We’ve had it good for the last ten years. Government has wisely recognised the need to invest in the sector’s capacity in a number of key areas including financial management, governance, workforce development and IT infrastructure, as well as providing greater access to capital. This investment has been a great success story for the sector and many organisations have transformed in the way in which they can meet the needs of their beneficiaries. For some of these interventions, such as Futurebuilders, the evidence of impact is clear. For others, such as the regional infrastructure consortia, the evidence is more sketchy.
However successful the last ten years have been, the job is not done and the sector still needs support in building its capacity. We also know that government spending will be radically curtailed. It is inconceivable that the sector can expect ten more years of the kind of support we have received. Therefore in order to make the case for continued investment we must propose a new model of smarter capacity building that meets the sector’s needs in a more efficient and effective way.
Looking back on the way in which some of these services were delivered it is fair to say that there are lessons to learn. The desire from many to equate the sector’s with capacity building has led to the duplication of services at national, regional and local levels. Similarly the principle that the sector should deliver its own capacity building has led to some confusing commissioning arrangements where conflicts of interest have had to be carefully managed. Much of the time the standard answer to addressing a particular capacity deficiency has been to set up an organisation, or a quasi-organisation like the Hubs, to deliver services to solve the problem. This kind of supply-led intervention has meant that services are often not flexible enough and run the risk of speaking to the lowest common denominator.
Now we find ourselves at something of a watershed. The state of public finances present us with huge challenges as well as significant opportunities in our role of transforming public services. Significant changes to market structures such as the lead provider model and personalisation mean that organisations have to change their business models and compete with other sectors. And all this time demand for our services continues to rise.
So what might smarter capacity building to meet these challenges look like? Social investment will be at the cornerstone of much of the sector’s development and the growth of this market, with the creation of the Social Investment Bank, is as essential as it is sustainable. However, other more traditional forms of capacity building will also the required. In a speech last September Stephen Bubb, ACEVO’s chief executive, outlined three principles which should guide our thinking in how this should evolve.

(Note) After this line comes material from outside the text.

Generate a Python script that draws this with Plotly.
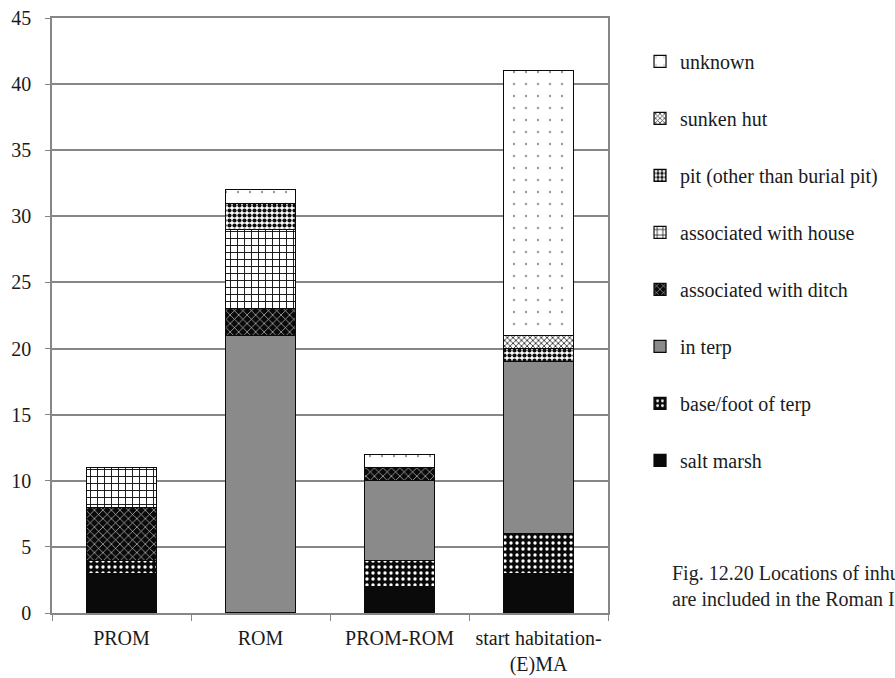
import plotly.graph_objects as go

categories = ["PROM", "ROM", "PROM-ROM", "start habitation-<br>(E)MA"]

# counts of inhumations per location, stacked bottom to top
salt_marsh = [3, 0, 2, 3]
base_foot_of_terp = [1, 0, 2, 3]
in_terp = [0, 21, 6, 13]
assoc_ditch = [4, 2, 1, 0]
assoc_house = [3, 6, 0, 0]
pit = [0, 2, 0, 1]
sunken_hut = [0, 0, 0, 1]
unknown = [0, 1, 1, 20]

series = [
    ("salt marsh", salt_marsh, dict(shape="", bgcolor="#0a0a0a", fgcolor="#0a0a0a")),
    ("base/foot of terp", base_foot_of_terp, dict(shape=".", bgcolor="#0a0a0a", fgcolor="#ffffff", size=6, solidity=0.25)),
    ("in terp", in_terp, dict(shape="", bgcolor="#8a8a8a", fgcolor="#8a8a8a")),
    ("associated with ditch", assoc_ditch, dict(shape="x", bgcolor="#0a0a0a", fgcolor="#d8d8d8", size=6, solidity=0.2)),
    ("associated with house", assoc_house, dict(shape="+", bgcolor="#ffffff", fgcolor="#111111", size=7, solidity=0.25)),
    ("pit (other than burial pit)", pit, dict(shape=".", bgcolor="#ffffff", fgcolor="#111111", size=5, solidity=0.55)),
    ("sunken hut", sunken_hut, dict(shape="x", bgcolor="#ffffff", fgcolor="#333333", size=4, solidity=0.4)),
    ("unknown", unknown, dict(shape=".", bgcolor="#ffffff", fgcolor="#9a9a9a", size=12, solidity=0.03)),
]

fig = go.Figure()
n = len(series)
for i, (name, vals, pat) in enumerate(series):
    fig.add_trace(go.Bar(
        name=name,
        x=categories,
        y=vals,
        legendgroup=name,
        legendrank=100 * (n - i),
        marker=dict(
            color=pat["bgcolor"],
            pattern=dict(fillmode="replace", **pat) if pat["shape"] else None,
            line=dict(color="#0a0a0a", width=1.2),
        ),
        width=0.5,
    ))

font_family = "Liberation Serif"
text_color = "#1a1a1a"

fig.update_layout(
    width=895,
    height=678,
    barmode="stack",
    paper_bgcolor="white",
    plot_bgcolor="white",
    margin=dict(l=52, r=287, t=18, b=65),
    font=dict(family=font_family, size=20, color=text_color),
    legend=dict(
        traceorder="grouped",
        tracegroupgap=28,
        x=1.0576,
        xanchor="left",
        y=0.96,
        yanchor="top",
        font=dict(family=font_family, size=20, color=text_color),
        itemwidth=30,
        bgcolor="rgba(0,0,0,0)",
    ),
)

fig.update_yaxes(
    range=[0, 45],
    dtick=5,
    automargin=False,
    showgrid=True,
    gridcolor="#868686",
    gridwidth=1.5,
    showline=True,
    linecolor="#868686",
    linewidth=1.5,
    mirror=True,
    ticks="outside",
    ticklen=5,
    tickcolor="#868686",
    ticklabelstandoff=10,
    tickfont=dict(family=font_family, size=20, color=text_color),
    zeroline=False,
)
fig.update_xaxes(
    automargin=False,
    showline=True,
    linecolor="#868686",
    linewidth=1.5,
    mirror=True,
    ticks="outside",
    tickson="boundaries",
    ticklen=6,
    tickcolor="#868686",
    ticklabelstandoff=6,
    tickfont=dict(family=font_family, size=20, color=text_color),
)

fig.add_annotation(
    text="Fig. 12.20 Locations of inhumations<br>are included in the Roman Iron Age",
    xref="paper", yref="paper",
    x=1.1115, y=0.0437,
    xanchor="left", yanchor="middle",
    align="left",
    showarrow=False,
    font=dict(family=font_family, size=20, color="#222222"),
)

fig.write_html("out.html")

Firstly we need to be clear about the difference between capacity building and advocacy for the sector. Both functions are critical, but may operate best at different scales. It makes sense to lobby local, regional and national government over relevant issues at the same time, but it makes less sense to invest in the development of support services to improve third sector governance at multiple scales. What matters is that organisations of all sizes can access the services they need. National expertise in developing generic sector wide support, like ACEVO’s Full Cost Recovery model, may be the most effective way of building basic capacity.
Secondly statutory funded capacity building needs to become more demand led rather than supply dominated. In some cases the organisations, or quasi-organisations which have been set up have spend a great deal of their time trying to find the organisations whose capacity they can build. That’s not a very efficient system.

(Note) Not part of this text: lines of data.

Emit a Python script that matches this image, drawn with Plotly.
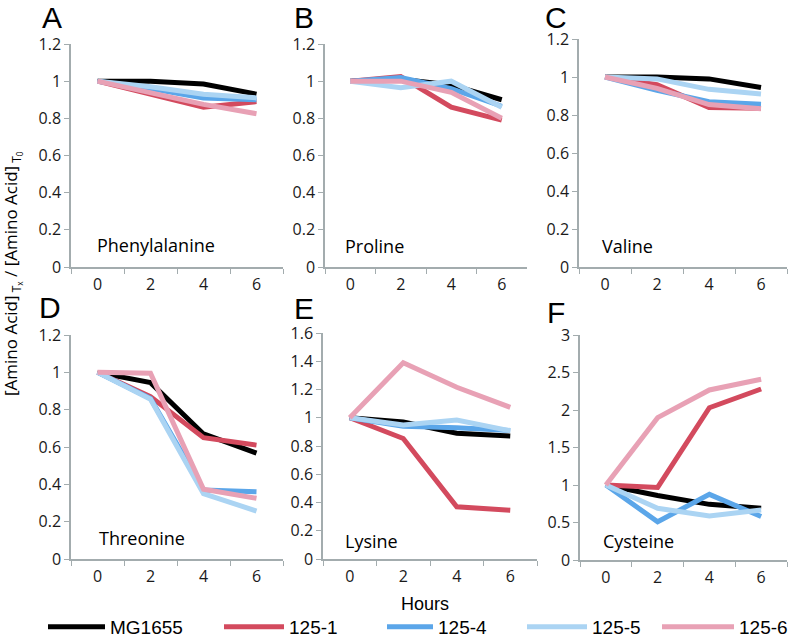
import plotly.graph_objects as go

# sampling times (hours)
hours = [0, 2, 4, 6]
strains = ["MG1655", "125-1", "125-4", "125-5", "125-6"]
colors = ["#000000", "#d34a5e", "#5ba6e9", "#abd4f3", "#e8a1b5"]

# [amino acid]Tx / [amino acid]T0, one list per strain (order as in strains)
phenylalanine = [
    [1.0, 1.0, 0.985, 0.93],
    [1.0, 0.93, 0.86, 0.89],
    [1.0, 0.96, 0.91, 0.90],
    [1.0, 0.97, 0.93, 0.91],
    [1.0, 0.94, 0.875, 0.825],
]
proline = [
    [1.0, 1.01, 0.98, 0.90],
    [1.0, 1.025, 0.86, 0.79],
    [1.0, 1.02, 0.96, 0.865],
    [1.0, 0.965, 1.0, 0.86],
    [1.0, 1.0, 0.94, 0.80],
]
valine = [
    [1.0, 1.0, 0.99, 0.945],
    [1.0, 0.96, 0.84, 0.835],
    [1.0, 0.93, 0.87, 0.857],
    [1.0, 0.99, 0.935, 0.91],
    [1.0, 0.94, 0.855, 0.833],
]
threonine = [
    [1.0, 0.945, 0.67, 0.567],
    [1.0, 0.87, 0.65, 0.61],
    [1.0, 0.86, 0.37, 0.36],
    [1.0, 0.856, 0.35, 0.257],
    [1.0, 0.995, 0.374, 0.325],
]
lysine = [
    [1.0, 0.97, 0.89, 0.87],
    [1.0, 0.853, 0.37, 0.345],
    [1.0, 0.94, 0.93, 0.91],
    [1.0, 0.948, 0.984, 0.908],
    [1.0, 1.39, 1.216, 1.074],
]
cysteine = [
    [1.0, 0.86, 0.742, 0.69],
    [1.0, 0.968, 2.03, 2.28],
    [1.0, 0.51, 0.875, 0.58],
    [1.0, 0.69, 0.587, 0.667],
    [1.0, 1.898, 2.267, 2.41],
]

panel_names = ["Phenylalanine", "Proline", "Valine", "Threonine", "Lysine", "Cysteine"]
panel_letters = ["A", "B", "C", "D", "E", "F"]
panel_data = [phenylalanine, proline, valine, threonine, lysine, cysteine]
y_max = [1.2, 1.2, 1.2, 1.2, 1.6, 3]
y_step = [0.2, 0.2, 0.2, 0.2, 0.2, 0.5]

W, H = 800, 643
# pixel boxes of each plot area: (left, right, top, bottom)
boxes = [
    (71, 283, 44, 267), (325, 527, 44, 267), (579, 787, 39, 267),
    (71, 283, 335, 559), (323, 537, 333, 559), (580, 787, 335, 560),
]
letter_pos = [(52, 17), (304, 17), (556, 17), (50, 307), (304, 309), (556, 312)]
name_pos = [(95, 245), (343, 246), (600, 246), (97, 538), (343, 541), (601, 541)]

axis_gray = "#a3acae"
tick_font = dict(family="Open Sans", size=16, color="#1a1a1a")
legend_font = "Liberation Sans Narrow, Liberation Sans, Arial"

fig = go.Figure()
cats = [str(h) for h in hours]

for p, data in enumerate(panel_data):
    xa = "x" if p == 0 else f"x{p + 1}"
    ya = "y" if p == 0 else f"y{p + 1}"
    for s, vals in enumerate(data):
        fig.add_trace(go.Scatter(
            x=cats, y=vals, mode="lines", name=strains[s],
            line=dict(color=colors[s], width=5),
            xaxis=xa, yaxis=ya,
            showlegend=(p == 0),
            legend="legend" if s == 0 else f"legend{s + 1}",
        ))

    l, r, t, b = boxes[p]
    key = "" if p == 0 else str(p + 1)
    fig.layout[f"xaxis{key}"] = dict(
        domain=[l / W, r / W], anchor=ya, type="category",
        range=[-0.5, 3.5], tickson="boundaries", ticks="outside",
        ticklen=5, tickcolor=axis_gray, showline=True, linecolor=axis_gray,
        linewidth=1.5, showgrid=False, zeroline=False, tickfont=tick_font,
        ticklabelstandoff=2,
    )
    fig.layout[f"yaxis{key}"] = dict(
        domain=[1 - b / H, 1 - t / H], anchor=xa, range=[0, y_max[p]],
        dtick=y_step[p], tick0=0, ticks="outside", ticklen=5,
        tickcolor=axis_gray, showline=True, linecolor=axis_gray,
        linewidth=1.5, showgrid=False, zeroline=False, tickfont=tick_font,
    )

    lx, ly = letter_pos[p]
    fig.add_annotation(
        text=panel_letters[p], x=lx / W, y=1 - ly / H, xref="paper", yref="paper",
        showarrow=False, xanchor="center", yanchor="middle",
        font=dict(family="Liberation Sans", size=30, color="#000000"),
    )
    nx, ny = name_pos[p]
    fig.add_annotation(
        text=panel_names[p], x=nx / W, y=1 - ny / H, xref="paper", yref="paper",
        showarrow=False, xanchor="left", yanchor="middle",
        font=dict(family="Open Sans", size=18, color="#000000"),
    )

# y axis title shared by all panels
fig.add_annotation(
    text="[Amino Acid]<sub> T<sub>x</sub></sub> / [Amino Acid]<sub> T<sub>0</sub></sub>",
    x=12 / W, y=1 - 274 / H, xref="paper", yref="paper", textangle=-90,
    showarrow=False, xanchor="center", yanchor="middle",
    font=dict(family="Open Sans", size=17, color="#000000"),
)
fig.add_annotation(
    text="Hours", x=425 / W, y=1 - 604 / H, xref="paper", yref="paper",
    showarrow=False, xanchor="center", yanchor="middle",
    font=dict(family=legend_font, size=18, color="#000000"),
)

# one small legend per strain so each can sit where the original puts it
legend_x = [43, 219, 382, 522, 657]
legend_gap = [57, 60, 46, 60, 72]
for s in range(len(strains)):
    name = "legend" if s == 0 else f"legend{s + 1}"
    fig.layout[name] = dict(
        x=legend_x[s] / W, y=1 - 627 / H, xanchor="left", yanchor="middle",
        orientation="h", bgcolor="rgba(0,0,0,0)", itemwidth=legend_gap[s],
        font=dict(family=legend_font, size=19, color="#000000"),
    )

fig.update_layout(
    width=W, height=H,
    margin=dict(l=0, r=0, t=0, b=0, autoexpand=False),
    plot_bgcolor="white", paper_bgcolor="white",
)

# drop the page's default body margin so the figure sits at the window corner
fig.write_html(
    "out.html",
    config={"displayModeBar": False},
    post_script="document.body.style.margin='0';",
)
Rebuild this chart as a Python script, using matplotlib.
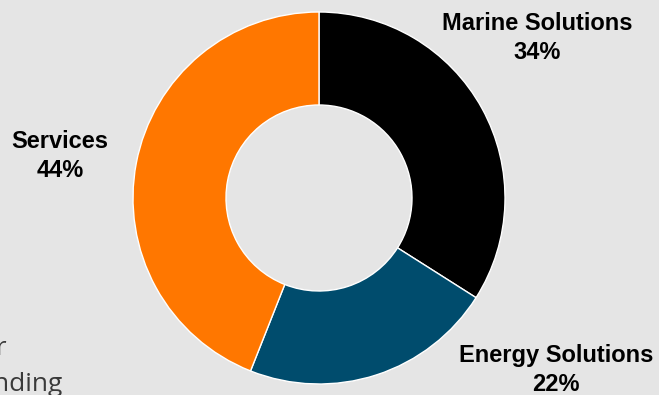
import matplotlib.pyplot as plt

# Revenue split by segment
segments = ["Marine Solutions", "Energy Solutions", "Services"]
shares = [34, 22, 44]
colors = ["#000000", "#004C6D", "#FF7700"]

W, H = 659, 395
fig = plt.figure(figsize=(W / 100, H / 100), dpi=100)
fig.patch.set_facecolor("#E5E5E5")

# donut centred at (319, 198) px, outer radius 186 px
cx, cy, r = 319, 198, 186
ax = fig.add_axes([(cx - r) / W, (H - cy - r) / H, 2 * r / W, 2 * r / H])
ax.pie(shares, colors=colors, startangle=90, counterclock=False,
       wedgeprops=dict(width=0.5, edgecolor="white", linewidth=1))
ax.set_xlim(-1, 1)
ax.set_ylim(-1, 1)
ax.set_aspect("equal")
ax.axis("off")

lab_font = dict(family="Liberation Sans", fontweight="bold", fontsize=17,
                ha="center", va="center", linespacing=1.3)
label_pos = {"Marine Solutions": (537, 38),
             "Energy Solutions": (556, 370),
             "Services": (60, 156)}
for name, pct in zip(segments, shares):
    px, py = label_pos[name]
    fig.text(px / W, 1 - py / H, f"{name}\n{pct}%", **lab_font)

# cut-off note at the left edge (clipped in the original too)
fig.text(7 / W, 1 - 355 / H, "order", family="Open Sans", fontsize=19,
         color="#3A3A3A", ha="right", va="baseline")
fig.text(63 / W, 1 - 391 / H, "outstanding", family="Open Sans", fontsize=19,
         color="#3A3A3A", ha="right", va="baseline")

fig.savefig("out.png", dpi=100, facecolor=fig.get_facecolor())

Since Stephen made his speech ACEVO has begun to offer third sector leaders individual budgets, funded through our Income Generation and In Better Health programmes, allowing those leaders to identify the support they need and then procure it in a way which works for them. Just as with personalisation in health and social care, this model requires an active market of providers of capacity building services, “guides” to help identify need and connect people with the services which the market provides, and resource to allow users to access those services.
Later this year we will begin a research project with leaders of infrastructure organisations to develop a model for how such a demand led market of capacity building could work at a local level, including the roles which local authorities and other statutory agencies should play.
There are other ways of changing the way in which capacity building is resourced, including incentivising lead providers in supply chains to build the capacity of other providers (such as will be promoted through the Merlin standard used by DWP in welfare to work services), and to better develop the building of the sector’s capacity and especially its leadership as a CSR activity. As you might expect ACEVO is leading the debate on these issues too.
Thirdly, we need to gather better evidence about the impact of capacity building and the difference we make. Gathering evidence on this is notoriously difficult but critical if we are to be able to coherently make a case for continued investment.
It is vital that the sector takes the lead on this debate itself and presents the new government with a realistic, constructive and effective model for how investment should be developed. We must use our resources wisely to maximum impact so that the sector is better placed to meet the needs of our beneficiaries.